**SUPPLIED MATERIAL**

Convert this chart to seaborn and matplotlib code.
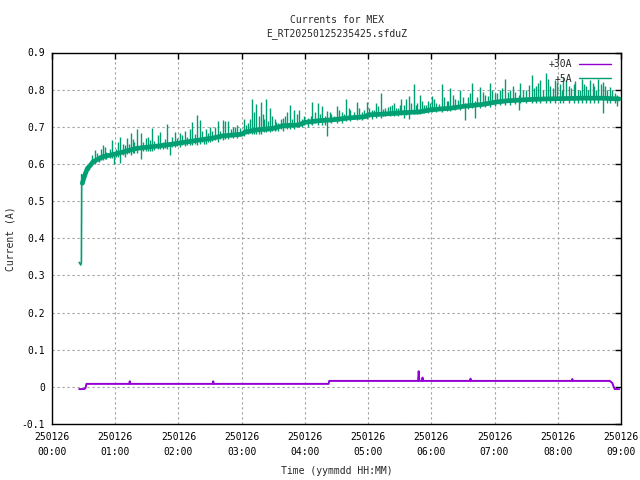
==
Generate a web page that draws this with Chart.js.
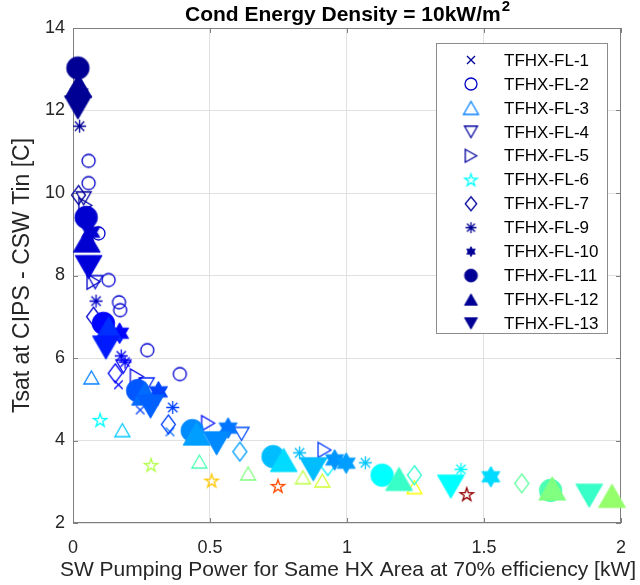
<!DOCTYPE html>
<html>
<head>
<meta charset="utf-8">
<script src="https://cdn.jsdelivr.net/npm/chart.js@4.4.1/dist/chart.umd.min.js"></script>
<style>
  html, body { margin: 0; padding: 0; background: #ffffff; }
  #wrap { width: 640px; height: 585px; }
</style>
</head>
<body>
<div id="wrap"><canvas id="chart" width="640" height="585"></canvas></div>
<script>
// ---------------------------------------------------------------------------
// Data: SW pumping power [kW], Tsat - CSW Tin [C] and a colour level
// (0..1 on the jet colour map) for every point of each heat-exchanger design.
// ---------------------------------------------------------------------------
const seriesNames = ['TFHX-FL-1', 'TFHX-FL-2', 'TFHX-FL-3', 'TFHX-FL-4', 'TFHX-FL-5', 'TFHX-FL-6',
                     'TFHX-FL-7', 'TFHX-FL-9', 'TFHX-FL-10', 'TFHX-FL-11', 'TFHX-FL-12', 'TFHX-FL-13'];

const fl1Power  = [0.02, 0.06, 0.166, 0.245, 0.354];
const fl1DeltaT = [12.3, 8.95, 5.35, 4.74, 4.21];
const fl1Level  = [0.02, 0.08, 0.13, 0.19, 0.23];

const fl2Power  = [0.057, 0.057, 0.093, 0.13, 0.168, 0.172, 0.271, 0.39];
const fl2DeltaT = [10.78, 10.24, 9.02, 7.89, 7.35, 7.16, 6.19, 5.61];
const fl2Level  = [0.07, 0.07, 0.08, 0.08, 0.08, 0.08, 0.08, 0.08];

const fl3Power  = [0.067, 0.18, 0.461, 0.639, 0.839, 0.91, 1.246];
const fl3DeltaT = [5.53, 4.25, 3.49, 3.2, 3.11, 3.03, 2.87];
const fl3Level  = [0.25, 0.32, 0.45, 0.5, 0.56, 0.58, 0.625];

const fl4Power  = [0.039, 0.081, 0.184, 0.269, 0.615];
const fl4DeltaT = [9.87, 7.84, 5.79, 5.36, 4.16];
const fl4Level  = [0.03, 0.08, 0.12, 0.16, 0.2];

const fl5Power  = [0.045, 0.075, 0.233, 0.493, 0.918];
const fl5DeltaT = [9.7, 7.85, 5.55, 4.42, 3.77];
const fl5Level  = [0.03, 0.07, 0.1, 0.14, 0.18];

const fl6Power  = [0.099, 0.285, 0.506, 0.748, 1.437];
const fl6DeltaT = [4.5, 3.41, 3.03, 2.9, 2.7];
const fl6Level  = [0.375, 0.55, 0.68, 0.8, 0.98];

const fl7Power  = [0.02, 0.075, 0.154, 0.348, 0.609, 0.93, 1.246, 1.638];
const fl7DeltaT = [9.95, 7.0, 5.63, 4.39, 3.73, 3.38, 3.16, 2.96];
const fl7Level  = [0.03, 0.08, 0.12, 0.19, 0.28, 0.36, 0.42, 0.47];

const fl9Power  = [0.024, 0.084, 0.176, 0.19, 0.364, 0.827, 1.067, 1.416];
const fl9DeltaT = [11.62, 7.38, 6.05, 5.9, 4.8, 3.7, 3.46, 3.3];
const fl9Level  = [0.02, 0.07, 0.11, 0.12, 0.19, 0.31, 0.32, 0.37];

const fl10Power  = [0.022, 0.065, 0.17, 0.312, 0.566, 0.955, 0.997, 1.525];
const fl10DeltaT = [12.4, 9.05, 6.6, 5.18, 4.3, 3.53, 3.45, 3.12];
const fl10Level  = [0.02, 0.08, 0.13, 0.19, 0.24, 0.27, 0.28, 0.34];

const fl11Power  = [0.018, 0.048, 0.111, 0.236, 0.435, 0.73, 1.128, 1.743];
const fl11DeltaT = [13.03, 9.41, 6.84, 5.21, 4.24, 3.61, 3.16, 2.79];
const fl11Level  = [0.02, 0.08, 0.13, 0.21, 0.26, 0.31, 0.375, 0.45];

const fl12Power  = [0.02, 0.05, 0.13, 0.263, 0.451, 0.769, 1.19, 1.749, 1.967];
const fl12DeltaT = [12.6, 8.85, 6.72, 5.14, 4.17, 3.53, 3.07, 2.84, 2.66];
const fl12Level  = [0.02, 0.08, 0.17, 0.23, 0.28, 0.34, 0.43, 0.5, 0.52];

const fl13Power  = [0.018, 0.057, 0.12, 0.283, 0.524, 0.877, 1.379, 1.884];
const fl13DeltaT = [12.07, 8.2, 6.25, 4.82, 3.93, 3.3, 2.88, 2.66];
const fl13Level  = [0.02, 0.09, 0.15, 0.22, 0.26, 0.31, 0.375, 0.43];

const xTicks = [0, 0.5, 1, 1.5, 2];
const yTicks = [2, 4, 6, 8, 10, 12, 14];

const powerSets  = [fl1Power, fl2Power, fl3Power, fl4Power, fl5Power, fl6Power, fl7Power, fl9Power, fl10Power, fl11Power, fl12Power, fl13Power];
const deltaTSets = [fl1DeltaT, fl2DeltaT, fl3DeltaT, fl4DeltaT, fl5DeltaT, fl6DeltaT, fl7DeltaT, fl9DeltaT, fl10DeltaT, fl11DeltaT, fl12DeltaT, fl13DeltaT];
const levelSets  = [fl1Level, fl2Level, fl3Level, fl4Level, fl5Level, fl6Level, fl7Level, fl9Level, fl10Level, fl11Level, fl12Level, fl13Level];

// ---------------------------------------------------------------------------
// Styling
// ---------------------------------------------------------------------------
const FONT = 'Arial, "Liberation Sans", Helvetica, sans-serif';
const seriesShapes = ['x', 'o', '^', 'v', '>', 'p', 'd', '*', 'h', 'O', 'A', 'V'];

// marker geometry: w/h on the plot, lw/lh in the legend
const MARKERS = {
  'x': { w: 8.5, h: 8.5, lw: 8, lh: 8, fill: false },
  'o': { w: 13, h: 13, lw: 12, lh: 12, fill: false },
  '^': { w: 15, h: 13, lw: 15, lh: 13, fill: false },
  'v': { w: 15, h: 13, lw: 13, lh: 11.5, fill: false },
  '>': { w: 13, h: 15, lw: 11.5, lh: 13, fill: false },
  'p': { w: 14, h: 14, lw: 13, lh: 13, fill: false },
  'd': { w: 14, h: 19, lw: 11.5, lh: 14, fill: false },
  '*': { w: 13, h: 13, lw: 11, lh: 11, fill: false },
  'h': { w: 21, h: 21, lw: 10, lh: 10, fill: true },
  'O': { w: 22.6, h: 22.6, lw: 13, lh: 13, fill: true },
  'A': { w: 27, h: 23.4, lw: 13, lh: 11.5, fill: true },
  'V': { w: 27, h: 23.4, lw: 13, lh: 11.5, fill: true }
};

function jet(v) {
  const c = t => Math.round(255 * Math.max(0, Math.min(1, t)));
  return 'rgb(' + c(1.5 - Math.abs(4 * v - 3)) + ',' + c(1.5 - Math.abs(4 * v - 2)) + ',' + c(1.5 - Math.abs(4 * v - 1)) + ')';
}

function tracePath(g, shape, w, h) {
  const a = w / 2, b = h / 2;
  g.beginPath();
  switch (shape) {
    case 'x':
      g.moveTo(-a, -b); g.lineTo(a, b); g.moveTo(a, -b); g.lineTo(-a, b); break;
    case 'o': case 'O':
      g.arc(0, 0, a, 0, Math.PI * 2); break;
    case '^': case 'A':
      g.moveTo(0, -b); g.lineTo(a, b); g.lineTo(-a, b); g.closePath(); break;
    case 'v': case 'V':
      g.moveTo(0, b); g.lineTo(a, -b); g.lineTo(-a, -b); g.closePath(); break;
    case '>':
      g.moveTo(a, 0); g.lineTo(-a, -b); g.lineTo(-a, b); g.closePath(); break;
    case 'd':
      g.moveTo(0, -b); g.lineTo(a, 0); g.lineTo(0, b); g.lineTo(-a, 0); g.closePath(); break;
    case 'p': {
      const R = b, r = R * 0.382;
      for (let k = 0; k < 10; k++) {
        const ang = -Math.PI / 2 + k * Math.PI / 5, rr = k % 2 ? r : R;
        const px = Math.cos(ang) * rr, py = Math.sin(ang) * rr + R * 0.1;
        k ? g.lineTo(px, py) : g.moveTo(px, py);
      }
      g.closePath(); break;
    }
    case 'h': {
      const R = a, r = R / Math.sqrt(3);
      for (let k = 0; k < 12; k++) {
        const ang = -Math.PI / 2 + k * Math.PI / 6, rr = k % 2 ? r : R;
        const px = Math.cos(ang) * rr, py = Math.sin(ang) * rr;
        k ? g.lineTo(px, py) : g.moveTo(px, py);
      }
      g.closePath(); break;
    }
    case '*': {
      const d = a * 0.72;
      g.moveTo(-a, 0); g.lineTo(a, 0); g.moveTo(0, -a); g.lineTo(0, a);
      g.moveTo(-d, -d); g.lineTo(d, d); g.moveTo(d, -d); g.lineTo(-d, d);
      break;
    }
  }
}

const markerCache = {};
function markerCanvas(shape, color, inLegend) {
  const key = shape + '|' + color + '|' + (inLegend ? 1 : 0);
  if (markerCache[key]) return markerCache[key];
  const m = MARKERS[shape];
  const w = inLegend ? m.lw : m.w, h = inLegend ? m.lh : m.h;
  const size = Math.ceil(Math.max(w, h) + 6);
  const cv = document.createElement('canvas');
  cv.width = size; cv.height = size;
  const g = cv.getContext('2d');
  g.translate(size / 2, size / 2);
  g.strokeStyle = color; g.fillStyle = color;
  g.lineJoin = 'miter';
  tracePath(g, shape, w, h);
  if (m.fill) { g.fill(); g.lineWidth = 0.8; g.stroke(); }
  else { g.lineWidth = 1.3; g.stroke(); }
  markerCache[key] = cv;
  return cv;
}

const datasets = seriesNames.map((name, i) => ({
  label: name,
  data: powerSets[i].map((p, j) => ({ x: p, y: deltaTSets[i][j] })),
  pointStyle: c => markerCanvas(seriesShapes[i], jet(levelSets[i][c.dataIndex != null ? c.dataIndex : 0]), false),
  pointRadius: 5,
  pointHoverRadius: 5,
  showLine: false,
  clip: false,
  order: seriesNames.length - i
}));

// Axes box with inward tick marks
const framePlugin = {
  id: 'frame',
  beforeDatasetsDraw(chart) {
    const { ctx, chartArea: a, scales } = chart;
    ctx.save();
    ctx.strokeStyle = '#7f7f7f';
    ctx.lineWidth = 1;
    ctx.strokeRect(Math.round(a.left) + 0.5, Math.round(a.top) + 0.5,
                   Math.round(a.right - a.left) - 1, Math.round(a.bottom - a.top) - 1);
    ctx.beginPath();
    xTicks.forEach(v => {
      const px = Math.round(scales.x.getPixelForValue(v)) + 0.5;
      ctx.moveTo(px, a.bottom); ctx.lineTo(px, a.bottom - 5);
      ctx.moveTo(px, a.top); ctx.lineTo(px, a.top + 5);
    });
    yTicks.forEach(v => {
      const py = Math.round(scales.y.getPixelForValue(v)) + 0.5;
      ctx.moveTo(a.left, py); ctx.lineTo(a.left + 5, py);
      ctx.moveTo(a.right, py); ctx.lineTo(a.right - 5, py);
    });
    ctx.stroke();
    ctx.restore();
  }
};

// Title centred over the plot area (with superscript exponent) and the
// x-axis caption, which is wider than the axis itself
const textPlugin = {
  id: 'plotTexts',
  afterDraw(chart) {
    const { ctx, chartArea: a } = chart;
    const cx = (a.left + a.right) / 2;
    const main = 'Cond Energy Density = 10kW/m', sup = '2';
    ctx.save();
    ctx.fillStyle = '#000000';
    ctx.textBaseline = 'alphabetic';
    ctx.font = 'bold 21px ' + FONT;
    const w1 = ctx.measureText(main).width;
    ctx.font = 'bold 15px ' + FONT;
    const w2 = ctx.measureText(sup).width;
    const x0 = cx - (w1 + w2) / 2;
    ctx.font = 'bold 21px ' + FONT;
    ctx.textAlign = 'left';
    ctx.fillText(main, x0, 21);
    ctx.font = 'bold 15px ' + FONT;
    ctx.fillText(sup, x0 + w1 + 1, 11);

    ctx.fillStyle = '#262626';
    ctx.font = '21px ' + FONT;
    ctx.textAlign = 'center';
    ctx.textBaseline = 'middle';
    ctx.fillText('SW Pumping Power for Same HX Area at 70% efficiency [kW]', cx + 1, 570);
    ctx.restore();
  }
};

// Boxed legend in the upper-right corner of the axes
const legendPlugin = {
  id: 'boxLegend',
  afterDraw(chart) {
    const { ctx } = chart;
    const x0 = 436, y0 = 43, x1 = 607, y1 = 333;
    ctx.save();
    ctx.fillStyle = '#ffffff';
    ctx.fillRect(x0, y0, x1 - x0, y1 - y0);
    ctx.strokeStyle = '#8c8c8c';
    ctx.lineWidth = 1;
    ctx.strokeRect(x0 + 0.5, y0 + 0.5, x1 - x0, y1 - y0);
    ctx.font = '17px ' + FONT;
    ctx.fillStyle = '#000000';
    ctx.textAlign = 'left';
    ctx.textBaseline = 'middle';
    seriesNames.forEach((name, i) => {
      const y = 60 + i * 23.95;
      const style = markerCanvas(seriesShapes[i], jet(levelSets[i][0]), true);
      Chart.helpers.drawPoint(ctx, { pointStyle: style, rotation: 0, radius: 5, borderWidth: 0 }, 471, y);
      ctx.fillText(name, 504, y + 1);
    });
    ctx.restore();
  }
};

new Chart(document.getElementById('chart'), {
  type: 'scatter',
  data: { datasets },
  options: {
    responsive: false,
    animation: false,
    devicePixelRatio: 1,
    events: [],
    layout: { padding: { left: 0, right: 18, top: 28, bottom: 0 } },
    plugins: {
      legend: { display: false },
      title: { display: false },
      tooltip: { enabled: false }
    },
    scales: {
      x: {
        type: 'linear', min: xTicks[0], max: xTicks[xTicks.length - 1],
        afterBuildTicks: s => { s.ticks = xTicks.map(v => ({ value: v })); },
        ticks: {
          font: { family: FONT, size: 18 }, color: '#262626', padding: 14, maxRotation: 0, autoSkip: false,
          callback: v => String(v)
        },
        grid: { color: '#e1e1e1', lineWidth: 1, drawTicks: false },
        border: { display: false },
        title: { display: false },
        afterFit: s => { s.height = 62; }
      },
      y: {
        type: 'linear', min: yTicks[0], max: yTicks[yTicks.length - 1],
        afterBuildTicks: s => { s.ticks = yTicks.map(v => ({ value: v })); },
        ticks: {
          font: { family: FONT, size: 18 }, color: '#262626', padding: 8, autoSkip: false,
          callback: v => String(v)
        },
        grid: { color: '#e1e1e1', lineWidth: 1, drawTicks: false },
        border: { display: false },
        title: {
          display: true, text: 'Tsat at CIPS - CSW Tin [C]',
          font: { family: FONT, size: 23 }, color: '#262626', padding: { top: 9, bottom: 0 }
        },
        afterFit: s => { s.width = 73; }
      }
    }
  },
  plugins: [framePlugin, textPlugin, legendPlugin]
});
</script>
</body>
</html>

**GIVEN INSTRUCTION**
Return from the data every line that holds "with".

**ANSWER TO THE PROBLEM**
Generate a web page that draws this with Chart.js.
// Axes box with inward tick marks
// Title centred over the plot area (with superscript exponent) and the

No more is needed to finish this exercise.